PUMAdb : Help Merge PCL Files

Contents

Description
Combine or distinguish arrays with the same identifier
Translate or match gene identifiers
Compute averages

Related Help Documents

Data Repository: Description of and instructions for your repository for data and analyses.
File Formats: Information about preclustering (.pcl), clustered data table (.cdt), gene tree (.gtr) and array tree (.atr) files generated in the process of clustering data.

Description

The PCL merge tool allows you to combine PCL files. You may upload one or two files from your desktop computer, and/or select one or more PCL deposits from your repository. This process may be useful for co-clustering your data with data from another source, for adding rows of clinical values to gene expression data, etc. When the merging process is complete, you may download the new file, enter it into your repository, or cluster it.

Combine or distinguish arrays with the same identifier

You must choose what to do with columns (experiments) in different files but with the same identifier: merge them, averaging values for any rows (genes) in common between them; or make them distinct, by appending the name of the file from which they came. Merging columns is a convenient way to combine data if you have hyrbridized a single sample to two or more microarrays comprising a single "chip set," e.g., Affymetrix HG-U133A and HG-U133B arrays. Note that in this application you would likely have to edit at least one of the files by hand, in order to make the column headers (array identifiers) the same for the two arrays in each chip set. Note also that two columns with the same identifier in a single file will always be merged, whether or not you select the merge option.

Translate or match gene identifiers

You may optionally provide a "translation file" to match up different row identifiers (UID's or gene names) in the various files. For example, if you are combining data from spotted cDNA arrays and Affymetrix GeneChips^tm, you might want to translate the Affymetrix probe set names into the nearest equivalent clone ID, or translate both into their corresponding UniGene clusters. To do this, you may upload a tab-delimited text file in the following format:

Column	Contents
1	Final desired identifier (Hs.408312)
2	Final desired annotation (TP53)
3 and onward	Identifiers to be translated to the final desired identifier (one per column) (IMAGE:1208978, IMAGE:1508462, ...)

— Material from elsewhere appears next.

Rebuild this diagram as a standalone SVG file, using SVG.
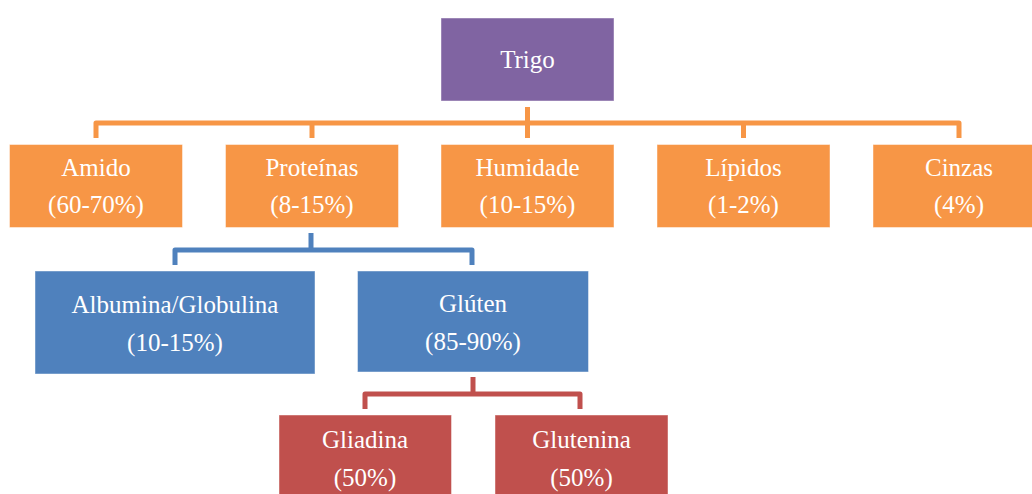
<svg xmlns="http://www.w3.org/2000/svg" width="1032" height="494" viewBox="0 0 1032 494">
<style>
.box{stroke:#ffffff;stroke-opacity:0.45;stroke-width:1}
text{font-family:'Liberation Serif','Times New Roman',Times,serif;font-size:25px;fill:#ffffff;text-anchor:middle}
.c{fill:none;stroke-width:5;stroke-linejoin:round;stroke-linecap:butt}
</style>
<rect width="1032" height="494" fill="#ffffff"/>
<g id="connectors">
<path class="c" stroke="#F79646" d="M527.5,107 V138"/>
<path class="c" stroke="#F79646" d="M96,138 V123 H959 V138"/>
<path class="c" stroke="#F79646" d="M312,123 V138"/>
<path class="c" stroke="#F79646" d="M743.5,123 V138"/>
<path class="c" stroke="#4F81BD" d="M311,233 V250"/>
<path class="c" stroke="#4F81BD" d="M175,265 V250 H472 V265"/>
<path class="c" stroke="#C0504D" d="M473,377 V394"/>
<path class="c" stroke="#C0504D" d="M365,409 V394 H580 V409"/>
</g>
<g id="trigo">
<rect class="box" x="441" y="18" width="173" height="83" fill="#8064A2"/>
<text x="527.5" y="68" font-family="Liberation Serif, serif">Trigo</text>
</g>
<g id="amido">
<rect class="box" x="9.5" y="144.5" width="173" height="83" fill="#F79646"/>
<text x="96" y="176">Amido</text>
<text x="96" y="213">(60-70%)</text>
</g>
<g id="proteinas">
<rect class="box" x="225.5" y="144.5" width="173" height="83" fill="#F79646"/>
<text x="312" y="176">Proteínas</text>
<text x="312" y="213">(8-15%)</text>
</g>
<g id="humidade">
<rect class="box" x="441" y="144.5" width="173" height="83" fill="#F79646"/>
<text x="527.5" y="176">Humidade</text>
<text x="527.5" y="213">(10-15%)</text>
</g>
<g id="lipidos">
<rect class="box" x="657" y="144.5" width="173" height="83" fill="#F79646"/>
<text x="743.5" y="176">Lípidos</text>
<text x="743.5" y="213">(1-2%)</text>
</g>
<g id="cinzas">
<rect class="box" x="873" y="144.5" width="173" height="83" fill="#F79646"/>
<text x="959" y="176">Cinzas</text>
<text x="959" y="213">(4%)</text>
</g>
<g id="albumina">
<rect class="box" x="35" y="271" width="280" height="103" fill="#4F81BD"/>
<text x="175" y="312.5">Albumina/Globulina</text>
<text x="175" y="350.5">(10-15%)</text>
</g>
<g id="gluten">
<rect class="box" x="357.5" y="271" width="231" height="101" fill="#4F81BD"/>
<text x="473" y="312">Glúten</text>
<text x="473" y="350">(85-90%)</text>
</g>
<g id="gliadina">
<rect class="box" x="279" y="415" width="172.5" height="84" fill="#C0504D"/>
<text x="365" y="447.5">Gliadina</text>
<text x="365" y="485.5">(50%)</text>
</g>
<g id="glutenina">
<rect class="box" x="495" y="415" width="173" height="84" fill="#C0504D"/>
<text x="581.5" y="447.5">Glutenina</text>
<text x="581.5" y="485.5">(50%)</text>
</g>
</svg>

Identifiers may appear on multiple rows, but note that this may cause a single row in an original file to contribute to more than one row in the final file. This may be the desired outcome if you are doing something more complex than a simple translation. Identifiers not found in the translation file will be preserved unchanged.

Compute averages

Finally, you must select the method, mean or median, by which values will be averaged after merging and translation (if any). For example, if two columns are merged, and each contains three rows that are translated to the same final identifier, six values must be averaged to obtain the final value. Either the mean or median will be calculated, according to your selection. Note that each identifier will appear only once in the final file, with averaging as required to produce this result.

Gene and experiment weights will also will be averaged by the method selected.